A member of the Jaffe team since 1983, Krysinski is a former head of the Attorney Development Committee, and a current member of the Finance Committee and the Opinion Letter Committee.

"Serving on the opinion letter committee is a bit scary," he says. "You need to be technically proficient and take care to protect the firm and find a way to get the opinion issued and the transaction completed. It's an exercise in very specialized problem solving."

He is a member of the American College of Real Estate Lawyers, the American Bar Association sections of Real Property and Business Law, and sits on the Real Property Advisory Board for the Institute for Continuing Legal Education.

A frequent speaker at development, leasing and financing seminars for The State Bar of Michigan, International Counsel for Shopping Centers, Building Owners and Managers Association and more, Krysinski also is an adjunct professor at the University of Michigan Law School.

"Michigan law students tend to be very well focused, hardworking and engaging they are a really smart bunch of growing professionals," he says. "Teaching at the university is a privilege and I enjoy it, but I'm always surprised at the amount of work it takes to be an effective professor it's much more time consuming and a harder job than most of us in practice realize."

A native of Grosse Pointe Woods, Krysinski now resides in Birmingham, and enjoys living and working in the greater Detroit area.

"It's home," he says. "It's where my heart is and where my family is and where my clients are."

He and his wife will celebrate their 32nd anniversary in December. The two met in law school.

"I didn't ask her out until the last party after the last exam in the last year of law school and then I accidentally stood her up on the first date," Krysinski says. "After much apologizing and begging, we had our first date and managed to get and stay married."

The couple has two children, both of whom will soon graduate and enter the work force, one following dad into law and the other in religious studies.
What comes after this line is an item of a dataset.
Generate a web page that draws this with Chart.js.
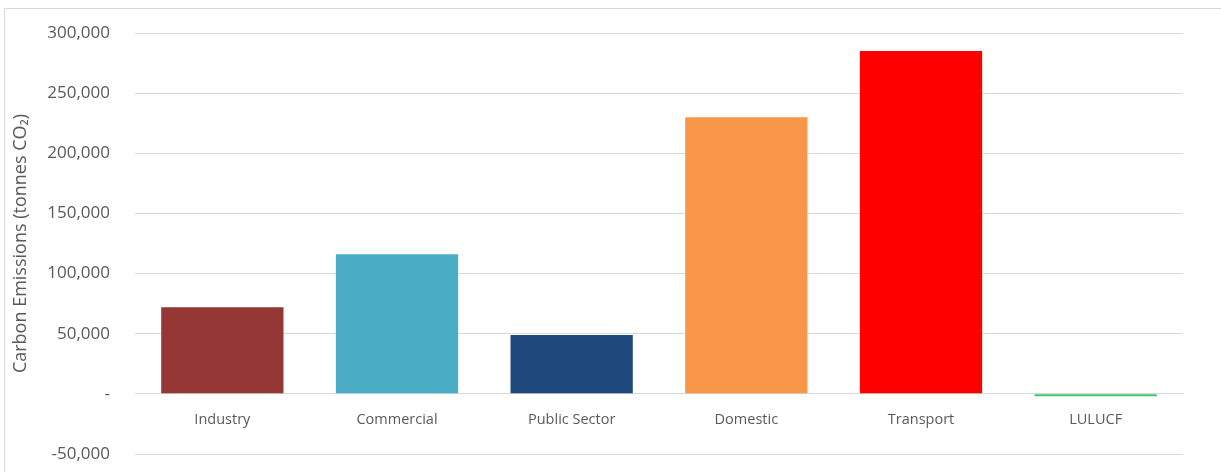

Both children attended The Roeper School in greater Detroit.

"My wife worked there for a long time and I was heavily involved at the board level for many years. It's a great organization and I will always have a place in my heart for it," he says.

Away from work, Krysinski has several hobbies and is always looking for new challenges. He has been road cycling with the Wolverine Sports Club for more than 20 years, finding it a terrific way to get exercise, and even greater at providing stress relief. Upland bird hunting is another passion.

"It's a good way to keep in shape, challenge yourself, and spend time with your dog outdoors," he says. "It's a lot of fun and a lot of responsibility."

After picking up golf in his early 40s, he got a hole-in-one early on.

"I'm still looking for the second one," he says. "As long as you don't take it too seriously, it can be very peaceful and an awful lot of fun."